(Source code of charts)
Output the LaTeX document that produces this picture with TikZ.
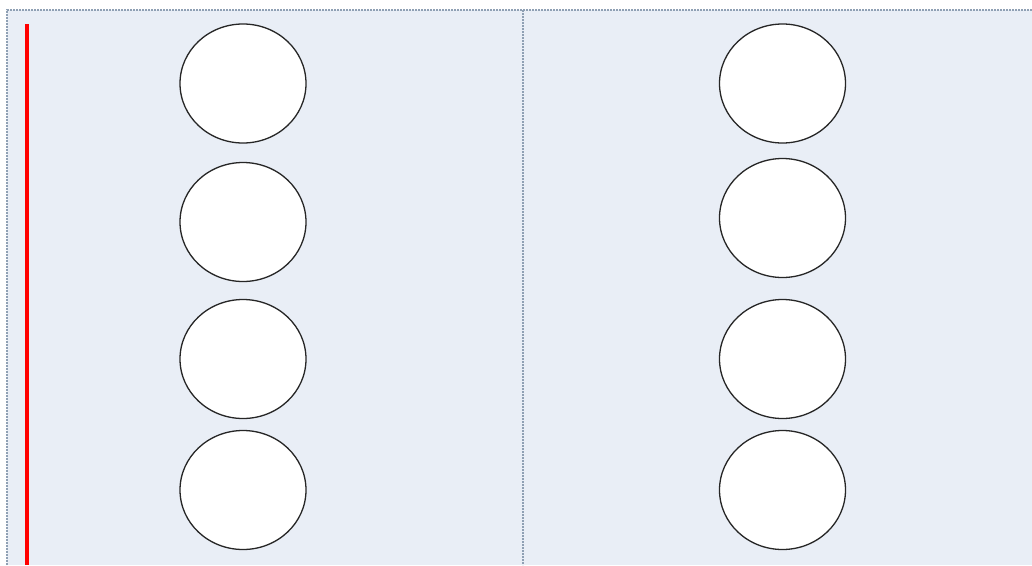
\documentclass[tikz,border=0pt]{standalone}
\usetikzlibrary{shapes.geometric}
\begin{document}
\begin{tikzpicture}[x=1pt,y=-1pt,
  panel/.style={fill=bgblue},
  divider/.style={draw=bordergrey, line width=1.3pt, dash pattern=on 2pt off 1pt},
  ball/.style={ellipse, draw=black!85, fill=white, line width=1.3pt, minimum width=126pt, minimum height=119pt, inner sep=0pt},
  redbar/.style={draw=red, line width=3.5pt}]
\definecolor{bgblue}{HTML}{E9EEF6}
\definecolor{bordergrey}{HTML}{8FA0B4}
\useasboundingbox (0,0) rectangle (1032,565);
\fill[white] (0,0) rectangle (1032,565);
\fill[panel] (7,10) rectangle (1032,565);
\draw[divider] (7,565) -- (7,10) -- (1032,10);
\draw[divider] (523,10) -- (523,565);
\coordinate (rtop) at (26.8,24);
\coordinate (rbot) at (26.8,565);
\draw[redbar] (rtop) -- (rbot);
\node[ball] (l1) at (243,83.5) {};
\node[ball] (l2) at (243,222) {};
\node[ball] (l3) at (243,359) {};
\node[ball] (l4) at (243,490) {};
\node[ball] (r1) at (782.5,83.5) {};
\node[ball] (r2) at (782.5,218) {};
\node[ball] (r3) at (782.5,359) {};
\node[ball] (r4) at (782.5,490) {};
\end{tikzpicture}
\end{document}
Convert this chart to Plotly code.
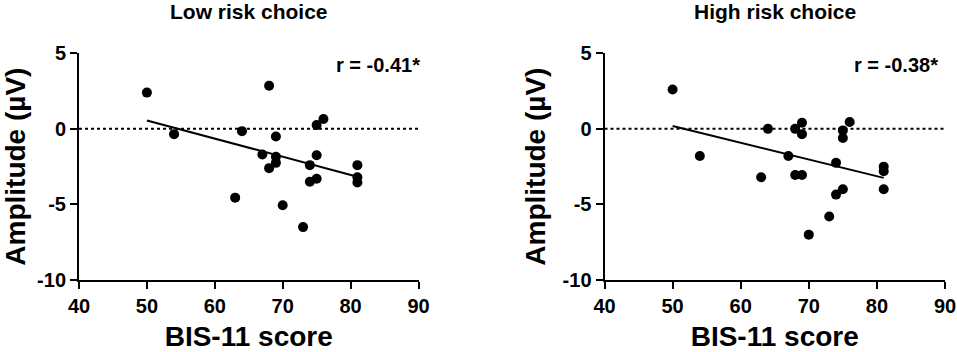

GOAL:
Without including any pictures, please restate all the records exactly.

RESPONSE TO THIS TASK:
Output the LaTeX document that produces this picture with TikZ.
\documentclass[tikz,border=0pt]{standalone}
\usetikzlibrary{shapes.geometric}
\begin{document}
\begin{tikzpicture}[x=1pt,y=-1pt,
  panel/.style={fill=bgblue},
  divider/.style={draw=bordergrey, line width=1.3pt, dash pattern=on 2pt off 1pt},
  ball/.style={ellipse, draw=black!85, fill=white, line width=1.3pt, minimum width=126pt, minimum height=119pt, inner sep=0pt},
  redbar/.style={draw=red, line width=3.5pt}]
\definecolor{bgblue}{HTML}{E9EEF6}
\definecolor{bordergrey}{HTML}{8FA0B4}
\useasboundingbox (0,0) rectangle (1032,565);
\fill[white] (0,0) rectangle (1032,565);
\fill[panel] (7,10) rectangle (1032,565);
\draw[divider] (7,565) -- (7,10) -- (1032,10);
\draw[divider] (523,10) -- (523,565);
\coordinate (rtop) at (26.8,24);
\coordinate (rbot) at (26.8,565);
\draw[redbar] (rtop) -- (rbot);
\node[ball] (l1) at (243,83.5) {};
\node[ball] (l2) at (243,222) {};
\node[ball] (l3) at (243,359) {};
\node[ball] (l4) at (243,490) {};
\node[ball] (r1) at (782.5,83.5) {};
\node[ball] (r2) at (782.5,218) {};
\node[ball] (r3) at (782.5,359) {};
\node[ball] (r4) at (782.5,490) {};
\end{tikzpicture}
\end{document}
Convert this chart to Plotly code.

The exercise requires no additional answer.